İşte levhalar yerde sürünürken hicranını kalbinde duyanlardan biri de “Ne kendi kimseye benzer, ne kimse kendisine” diye şöhret bulan İbnülemin Mahmud Kemal Bey’dir. Bakın bir Osmanlı efendisi nezahetiyle hatların kurtuluş hikayesini nasıl anlatıyor (açıklamalar benim):
“İsm-i Celâli, ism-i Nebevî’yi, esâmi-i Çâryâr (Dört Halifeyi) ve Hasaneyn’i (Hz.
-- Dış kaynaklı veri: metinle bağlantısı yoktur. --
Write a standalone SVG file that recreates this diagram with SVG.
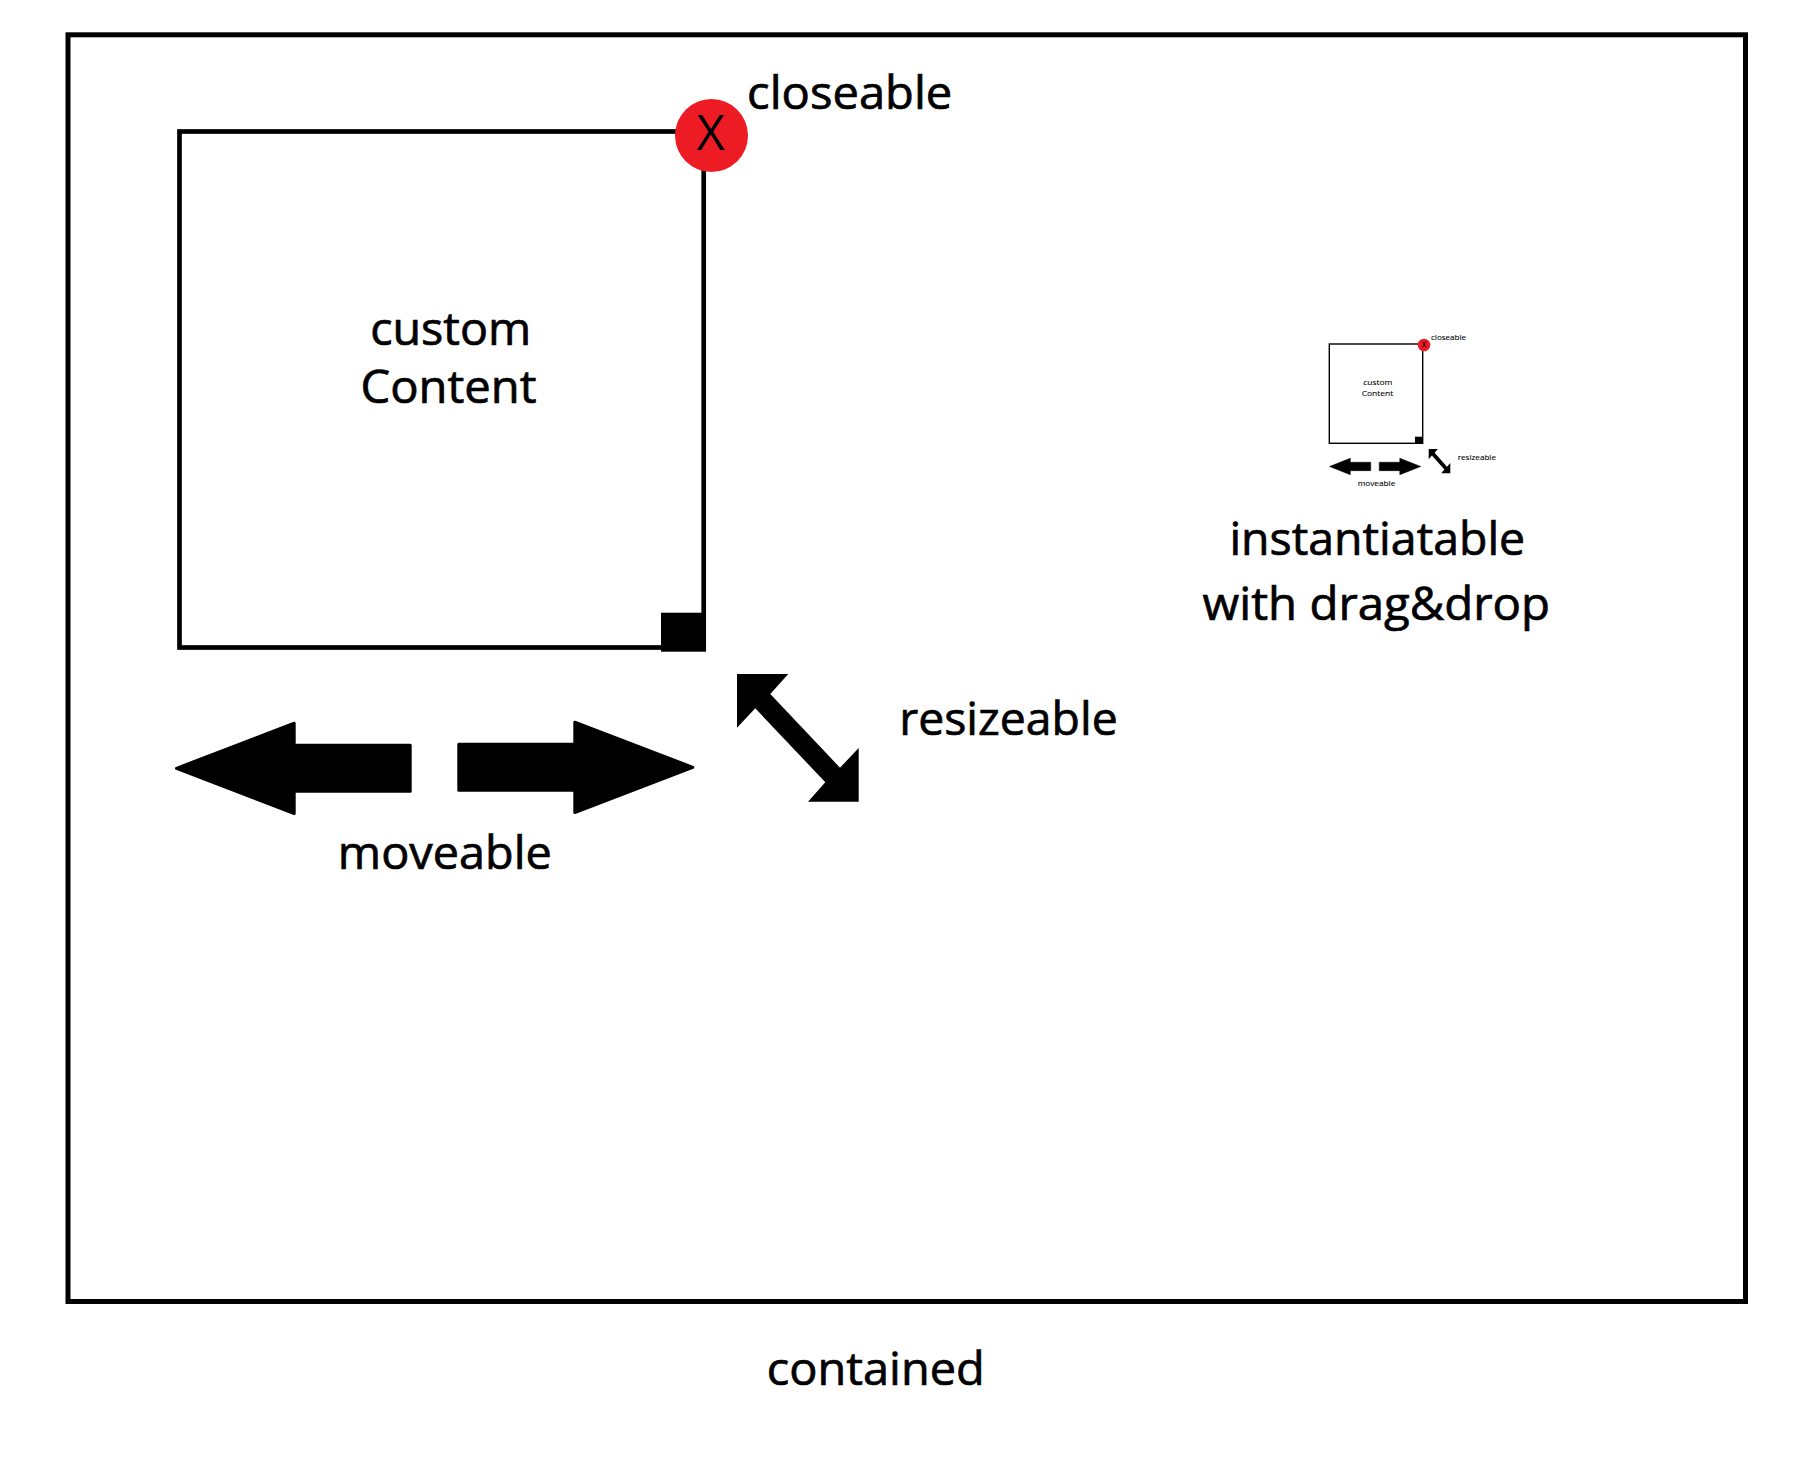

Hasan ve Hüseyin’i) ihtiva eden bu elvâh-ı celile (kutsal levhalar), bir takım kıymet bilmez eşhas (kişiler) tarafından indirilip bir kenara konulmuş ve bazılarının bazı yerleri zedelenmişti. Bu hal, bizimle beraber diğer erbab-ı imanı (imanlı insanları) dağdar ettiğinden (yaraladığından) tekrar asılması için uğraştıksa da muvaffak olamamıştık. Nihayet Ayasofya Müzesi Müdürü Ramazan Bey’i teşvik ve teşci ettiğimde: “Para yok, olsa asarım!” demişti. Öteden beri bu işe sarf-ı zihin eden (kafa yoran) yüksek mühendis Ekrem Hakkı (Ayverdi) ve tüccardan Nazif Beyler, icab eden parayı hîbeten lillah vererek (Allah için hibe ederek), Ekrem Bey’in nezareti altında levhalar tamir edildi. Yine o zat-ı Ekrem’in (Ekrem Bey’in) himmetiyle levhalar, bikeremihi’l-Kerîm (Allah’ın keremiyle) 28 Kânun-i sani (Ocak) 1949 (22 Rebiülevvel 1368)’de elvâh-ı şerife (mübarek levhalar) yerlerine asıldı. Ekrem beni alıp götürdü. Levhaları mahall-i kadiminde (eski yerinde) görünce ağlamaya başladım. Cenab-ı Ekremü’l-Ekremîne hamd ü sena ve Nazif ile Muzaffer’e teşekkür ve dua ettim.” (Son Hattatlar)
Böylece ehl-i himmetin gayretiyle Ayasofya’nın İslamî kimliğini tamamen kaybetmesinin önüne geçilmiştir. Kazaskar hatlarının en güzelleriyle Ayasofya’da eski Kadir gecelerindeki havayı bir parça olsun teneffüs etme imkânı bulanlara ne mutlu. Kutsal kaynağı kurumuş bir çağın ruhuna yeni bir nefha üfleyebilmek için Ayasofya’nın tekrar cami yapılması bir şanstır vesselam.